Ok, I have seen several postings on here about the government and what horrible shape we are in as far as a country so I have to ask, as Masons when does it become ok to speak out and lead to oust "corrupt" politicians? We have several postings on the site that say we should "storm" Washington and make demands however are we as Masons obligated to be good citizens and mind our government (EA Charge)? I would love to see some in depth discussion on this topic. 

So when is it ok to be verbal and when does it cross the line, as Masons?


----------



## TCShelton (Apr 8, 2009)

Our government gives us ways to oust politicians.  Politicians and Government aren't necessarily the same thing.  I see our gov't as being the system, not the people in it.


----------



## Wingnut (Apr 8, 2009)

... and how do our forefathers reconcile the Revolution with their obligations?


----------



## LRG (Apr 8, 2009)

I think by exposing our politicians ie. the way they vote,how much money they make , how many hours they work, who gets and what they get from big companies as "gifts" and how they pay for their vacations.
IMHO


----------



## Blake Bowden (Apr 8, 2009)

LRG said:


> I think by exposing our politicians ie. the way they vote,how much money they make , how many hours they work, who gets and what they get from big companies as "gifts" and how they pay for their vacations.
> IMHO



I agree, but a significant portion of the general public simply do not care. They're easily led around like sheep.


----------



## LRG (Apr 8, 2009)

Very true and sad 
When We The People will wake is when this world will be of peace


----------



## rhitland (Apr 9, 2009)

blake said:


> I agree, but a significant portion of the general public simply do not care. They're easily led around like sheep.



Yes but Masons are shepards and if we are true to our trust these sheep will follow us and not them. Long ago we had that kind of respect but we will have to reearn it.


----------



## JTM (Apr 10, 2009)

TCShelton said:


> Our government gives us ways to oust politicians.  Politicians and Government aren't necessarily the same thing.  I see our gov't as being the system, not the people in it.

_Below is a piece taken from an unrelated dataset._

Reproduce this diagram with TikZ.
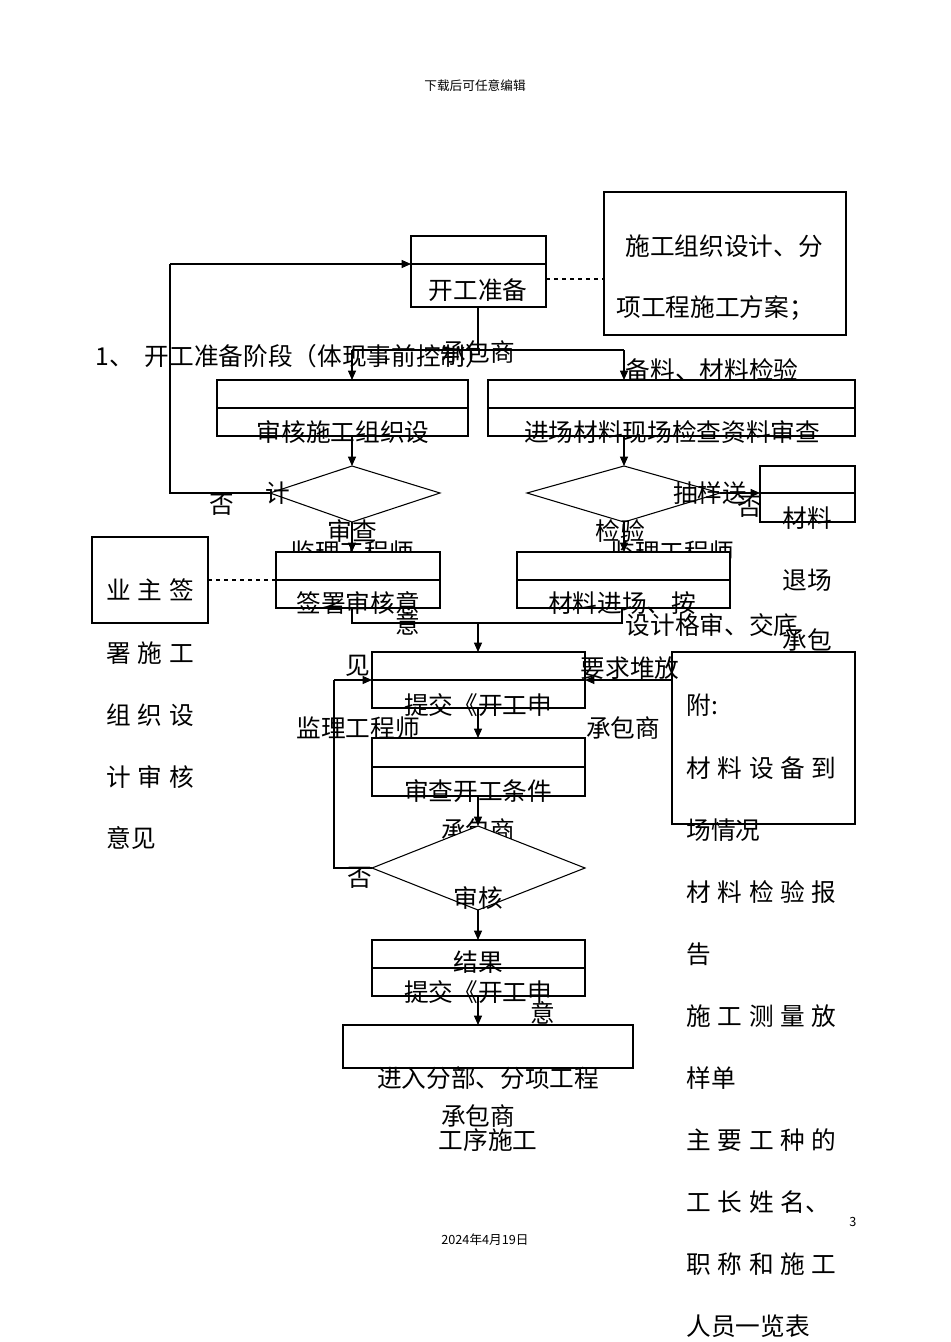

if that were true, it wouldn't matter which politicians were in office.  as it is now, it matters.


----------



## eagle1966 (Apr 10, 2009)

until the american public wakes up the the reality of what is happening and stop wanting everything given to them we will continue to be led like lambs to the slaugher. if you don't vote then you have no room to express your dis satisfaction about how things are because you did nothing to change the status quo 

just one mans opinion


----------



## TCShelton (Apr 17, 2009)

I've gotten pretty involved in that stuff.  I get notices all the time from my Libertarian party about the current goings-on.  It is a hassle, but worth it.


----------



## RedTemplar (Jul 30, 2009)

Protest is a true form of patriotism


----------



## TCShelton (Jul 30, 2009)

RedTemplar said:


> Protest is a true form of patriotism



+1.


----------



## Sirius (Jul 31, 2009)

The American Revolution is ongoing. Historically, Freemasons have always been at the vanguard of our national progress. Most notable is the fact that these Brothers represented both left and right, and they still do. 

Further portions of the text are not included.